Distant Planets Have Clouds of Sand
NASA | JPL-Caltech | Spitzer | 2022 Jul 07
A new study using archival observations by the now-retired Spitzer Space Telescope found a common trait among distant worlds where the exotic clouds form.
Most clouds on Earth are made of water, but beyond our planet they come in many chemical varieties. The top of Jupiter’s atmosphere, for example, is blanketed in yellow-hued clouds made of ammonia and ammonium hydrosulfide. And on worlds outside our solar system, there are clouds composed of silicates, the family of rock-forming minerals that make up over 90% of Earth’s crust. But researchers haven’t been able to observe the conditions under which these clouds of small dust grains form.

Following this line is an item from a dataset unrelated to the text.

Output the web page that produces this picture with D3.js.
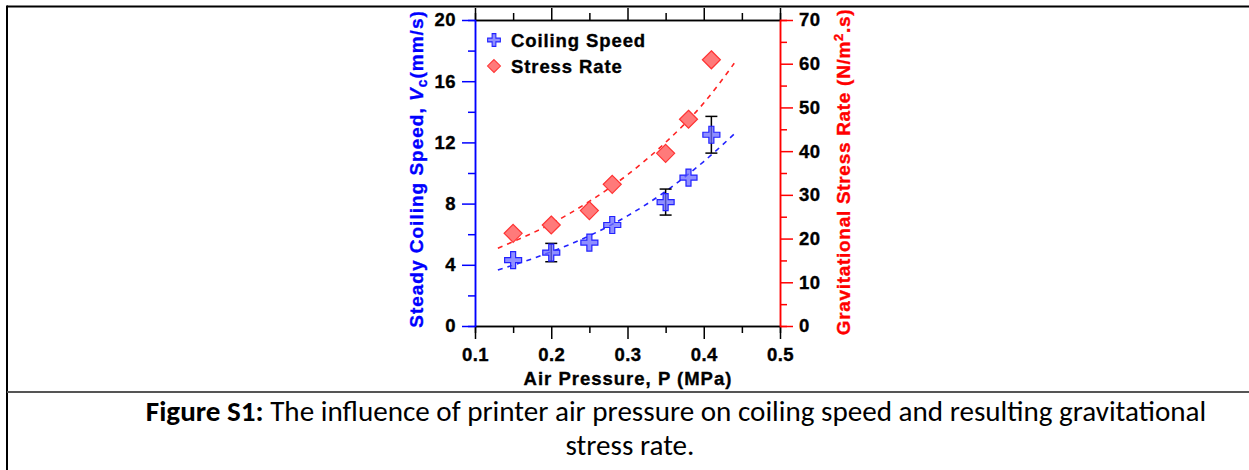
<!DOCTYPE html>
<html>
<head>
<meta charset="utf-8">
<script src="https://cdn.jsdelivr.net/npm/d3@7"></script>
<style>
  html, body { margin: 0; padding: 0; background: #fff; }
  svg { display: block; }
</style>
</head>
<body>
<div id="chart"></div>
<script>
// data
const pressure = [0.15, 0.2, 0.25, 0.28, 0.35, 0.38, 0.41];
const coilingSpeed = [4.3, 4.8, 5.45, 6.6, 8.1, 9.7, 12.5];
const coilingErr = [0, 0.6, 0, 0, 0.85, 0, 1.2];
const stressRate = [21.2, 23.1, 26.4, 32.4, 39.5, 47.3, 60.9];
// dashed trend lines
const fitP = [0.13, 0.2, 0.25, 0.3, 0.35, 0.4, 0.44];
const fitSpeed = [3.66, 4.85, 5.9, 7.2, 8.8, 10.75, 12.55];
const fitStress = [17.8, 23.4, 28.5, 34.6, 42.0, 51.0, 60.1];
const xTicks = [0.1, 0.2, 0.3, 0.4, 0.5];
const yLeftTicks = [0, 4, 8, 12, 16, 20];
const yRightTicks = [0, 10, 20, 30, 40, 50, 60, 70];

const W = 1249, H = 470;
const plot = { left: 475, right: 780, top: 20, bottom: 326 };
const font = "'Liberation Sans', Arial, sans-serif";

const svg = d3.select("#chart").append("svg")
  .attr("width", W).attr("height", H);

// frame around the figure
svg.append("line").attr("x1", 7).attr("x2", W).attr("y1", 6.5).attr("y2", 6.5)
  .attr("stroke", "#000").attr("stroke-width", 2);
svg.append("line").attr("x1", 7).attr("x2", 7).attr("y1", 5.5).attr("y2", H)
  .attr("stroke", "#000").attr("stroke-width", 2);
svg.append("line").attr("x1", 7).attr("x2", W).attr("y1", 392).attr("y2", 392)
  .attr("stroke", "#555").attr("stroke-width", 2);

const x = d3.scaleLinear().domain([0.1, 0.5]).range([plot.left, plot.right]);
const yL = d3.scaleLinear().domain([0, 20]).range([plot.bottom, plot.top]);
const yR = d3.scaleLinear().domain([0, 70]).range([plot.bottom, plot.top]);

function styleAxis(g, color) {
  g.selectAll(".domain").attr("stroke", color).attr("stroke-width", 1.5);
  g.selectAll(".tick line").attr("stroke", color).attr("stroke-width", 1.5);
  g.selectAll(".tick text").attr("fill", "#000")
    .attr("stroke", "#000").attr("stroke-width", 0.35)
    .attr("font-family", font).attr("font-weight", "bold").attr("font-size", 18.5)
    .attr("letter-spacing", 0.4);
}

// minor ticks first, majors on top
const xMinor = d3.range(0.15, 0.5, 0.1);
svg.append("g").attr("transform", `translate(0,${plot.bottom})`)
  .call(d3.axisBottom(x).tickValues(xMinor).tickSize(7).tickFormat(""))
  .call(g => styleAxis(g, "#000"));
svg.append("g").attr("transform", `translate(0,${plot.bottom})`)
  .call(d3.axisBottom(x).tickValues(xTicks).tickSize(13).tickSizeOuter(0).tickPadding(9).tickFormat(d3.format(".1f")))
  .call(g => styleAxis(g, "#000"));
svg.append("g").attr("transform", `translate(0,${plot.top})`)
  .call(d3.axisTop(x).tickValues(xMinor).tickSize(7).tickFormat(""))
  .call(g => styleAxis(g, "#000"));
svg.append("g").attr("transform", `translate(0,${plot.top})`)
  .call(d3.axisTop(x).tickValues(xTicks).tickSize(12).tickSizeOuter(0).tickFormat(""))
  .call(g => styleAxis(g, "#000"));

svg.append("g").attr("transform", `translate(${plot.left},0)`)
  .call(d3.axisLeft(yL).tickValues(d3.range(2, 20, 4)).tickSize(7).tickFormat(""))
  .call(g => styleAxis(g, "#00f"));
svg.append("g").attr("transform", `translate(${plot.left},0)`)
  .call(d3.axisLeft(yL).tickValues(yLeftTicks).tickSize(13).tickSizeOuter(0).tickPadding(6))
  .call(g => styleAxis(g, "#00f"));

svg.append("g").attr("transform", `translate(${plot.right},0)`)
  .call(d3.axisRight(yR).tickValues(d3.range(5, 70, 10)).tickSize(7).tickFormat(""))
  .call(g => styleAxis(g, "#f00"));
svg.append("g").attr("transform", `translate(${plot.right},0)`)
  .call(d3.axisRight(yR).tickValues(yRightTicks).tickSize(13).tickSizeOuter(0).tickPadding(6))
  .call(g => styleAxis(g, "#f00"));

// axis titles
svg.append("text").attr("x", 628).attr("y", 385).attr("text-anchor", "middle")
  .attr("font-family", font).attr("font-weight", "bold").attr("font-size", 18.5)
  .attr("letter-spacing", 1).attr("stroke", "#000").attr("stroke-width", 0.35)
  .text("Air Pressure, P (MPa)");

const lt = svg.append("text")
  .attr("transform", "translate(423,169) rotate(-90)").attr("text-anchor", "middle")
  .attr("font-family", font).attr("font-weight", "bold").attr("font-size", 19)
  .attr("letter-spacing", 1).attr("fill", "#00f").attr("stroke", "#00f").attr("stroke-width", 0.35);
lt.append("tspan").text("Steady Coiling Speed, ");
lt.append("tspan").attr("font-style", "italic").text("V");
lt.append("tspan").attr("font-size", 14).attr("dy", 4).text("c");
lt.append("tspan").attr("dy", -4).text("(mm/s)");

const rt = svg.append("text")
  .attr("transform", "translate(850,172) rotate(-90)").attr("text-anchor", "middle")
  .attr("font-family", font).attr("font-weight", "bold").attr("font-size", 19)
  .attr("letter-spacing", 0.7).attr("fill", "#f00").attr("stroke", "#f00").attr("stroke-width", 0.35);
rt.append("tspan").text("Gravitational Stress Rate (N/m");
rt.append("tspan").attr("font-size", 13).attr("dy", -7).text("2");
rt.append("tspan").attr("dy", 7).text(".s)");

// trend lines
const lineL = d3.line().x((d, i) => x(fitP[i])).y(d => yL(d)).curve(d3.curveMonotoneX);
const lineR = d3.line().x((d, i) => x(fitP[i])).y(d => yR(d)).curve(d3.curveMonotoneX);
svg.append("path").datum(fitStress).attr("d", lineR).attr("fill", "none")
  .attr("stroke", "#f22").attr("stroke-width", 1.6).attr("stroke-dasharray", "5,5");
svg.append("path").datum(fitSpeed).attr("d", lineL).attr("fill", "none")
  .attr("stroke", "#22f").attr("stroke-width", 1.6).attr("stroke-dasharray", "5,5");

// markers
const plusPath = "M-2.5,-8.5H2.5V-2.5H8.5V2.5H2.5V8.5H-2.5V2.5H-8.5V-2.5H-2.5Z";
const diamondPath = "M0,-9L9,0L0,9L-9,0Z";

svg.append("g").selectAll("path").data(stressRate).join("path")
  .attr("d", diamondPath)
  .attr("transform", (d, i) => `translate(${x(pressure[i])},${yR(d)})`)
  .attr("fill", "#ff7a7a").attr("stroke", "#f33").attr("stroke-width", 1.2);

const eb = svg.append("g").attr("stroke", "#000").attr("stroke-width", 1.5);
pressure.forEach((p, i) => {
  if (!coilingErr[i]) return;
  const cx = x(p), y1 = yL(coilingSpeed[i] + coilingErr[i]), y2 = yL(coilingSpeed[i] - coilingErr[i]);
  eb.append("line").attr("x1", cx).attr("x2", cx).attr("y1", y1).attr("y2", y2);
  eb.append("line").attr("x1", cx - 6).attr("x2", cx + 6).attr("y1", y1).attr("y2", y1);
  eb.append("line").attr("x1", cx - 6).attr("x2", cx + 6).attr("y1", y2).attr("y2", y2);
});

svg.append("g").selectAll("path").data(coilingSpeed).join("path")
  .attr("d", plusPath)
  .attr("transform", (d, i) => `translate(${x(pressure[i])},${yL(d)})`)
  .attr("fill", "#6a6aff").attr("fill-opacity", 0.75).attr("stroke", "#22f").attr("stroke-width", 1.2);

// legend
svg.append("path").attr("d", plusPath).attr("transform", "translate(494,40) scale(0.75)")
  .attr("fill", "#6a6aff").attr("fill-opacity", 0.75).attr("stroke", "#22f").attr("stroke-width", 1.4);
svg.append("path").attr("d", diamondPath).attr("transform", "translate(494,66) scale(0.72)")
  .attr("fill", "#ff7a7a").attr("stroke", "#f33").attr("stroke-width", 1.4);
svg.append("text").attr("x", 511).attr("y", 47).attr("font-family", font)
  .attr("font-weight", "bold").attr("font-size", 18.5).attr("letter-spacing", 0.9)
  .attr("stroke", "#000").attr("stroke-width", 0.35).text("Coiling Speed");
svg.append("text").attr("x", 511).attr("y", 73).attr("font-family", font)
  .attr("font-weight", "bold").attr("font-size", 18.5).attr("letter-spacing", 0.9)
  .attr("stroke", "#000").attr("stroke-width", 0.35).text("Stress Rate");

// caption
const capFont = "Carlito, Calibri, 'Liberation Sans Narrow', 'Open Sans', sans-serif";
const c1 = svg.append("text").attr("x", 676).attr("y", 421).attr("text-anchor", "middle")
  .attr("font-family", capFont).attr("font-size", 24).attr("fill", "#000");
c1.append("tspan").attr("font-weight", "bold").text("Figure S1:");
c1.append("tspan").text(" The influence of printer air pressure on coiling speed and resulting gravitational");
const c2 = svg.append("text").attr("x", 630).attr("y", 455).attr("text-anchor", "middle")
  .attr("font-family", capFont).attr("font-size", 24).attr("fill", "#000")
  .text("stress rate.");
// scale caption to the width it takes in the figure
const w1 = c1.node().getComputedTextLength();
const s = 1061 / w1;
c1.attr("font-size", 24 * s);
c2.attr("font-size", 24 * s);
</script>
</body>
</html>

- Brown dwarfs – celestial objects that fall between stars and planets – are shown in this illustration with a range of temperatures, from hottest (left) to coldest (right). The two in the middle represent those in the right temperature range for clouds made of silicates to form. Credits: NASA/JPL-Caltech
A new study appearing in the Monthly Notices of the Royal Astronomical Society provides some insight: The research reveals the temperature range at which silicate clouds can form and are visible at the top of a distant planet’s atmosphere. The finding was derived from observations by NASA’s retired Spitzer Space Telescope of brown dwarfs – celestial bodies that fall in between planets and stars – but it fits into a more general understanding of how planetary atmospheres work.
“Understanding the atmospheres of brown dwarfs and planets where silicate clouds can form can also help us understand what we would see in the atmosphere of a planet that’s closer in size and temperature to Earth,” said Stanimir Metchev ...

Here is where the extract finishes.